“She rose on her toes as if for a closer look at a picture she hadn’t yet seen but knew would be painted. A woman held a baby and a palette and paintbrush, too.”
Little Woman in Blue ~ May Alcott
One of America’s best loved books ‘Little Women’ has never been one of my favourites, perhaps it has something to do with the fact that I read it only a few years ago and could just never bring myself to relate with or be charmed by the characters and their lives. However, ‘Little Woman in Blue’ is just the book I needed to give me a more realistic view of what was actually happening behind the scenes. May Alcott is the central character in this story, a struggling artist in the 19th century and unjustly portrayed by her sister as Amy – a vain and selfish failed artist in ‘Little Women’. I don’t imagine anybody knew much about May given that her sister Louisa stole all the limelight for her authorship of one of most celebrated novels ever written; but May was in reality a well respected and successful artist for her time, given that she was a woman struggling to make a mark in a male dominated industry.

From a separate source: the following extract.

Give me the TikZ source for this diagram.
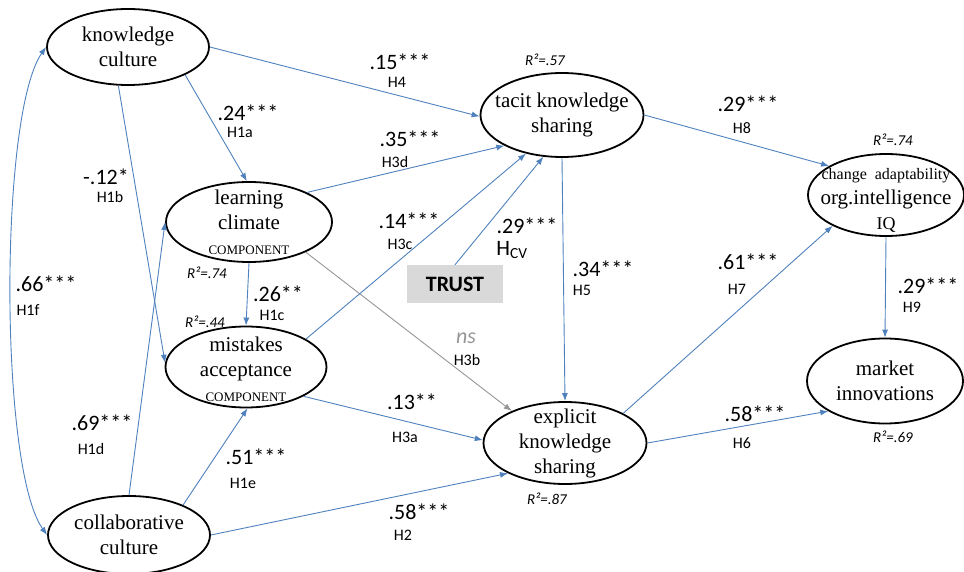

The book is charming in its simplicity and yet full of believable human complexities of jealousy and affection. May had the more practical problem of having an artist’s eye for fashion and all things beautiful which was looked upon as vain and selfish by her more conservative yet successful sister Louisa. I was carried away with the romance of May’s world and the joy of a life well lead.
Why you should read it:
- A story that celebrates the life of a lesser known woman in history
- If you loved ‘Little Women’ as a child, this is the book to read as a grown up
Why you shouldn’t read it:
- If you are a devoted fan of Louisa Alcott. You might begin to view her in a different light
Note – I received the book from the author and publisher as a free copy in exchange for an honest review.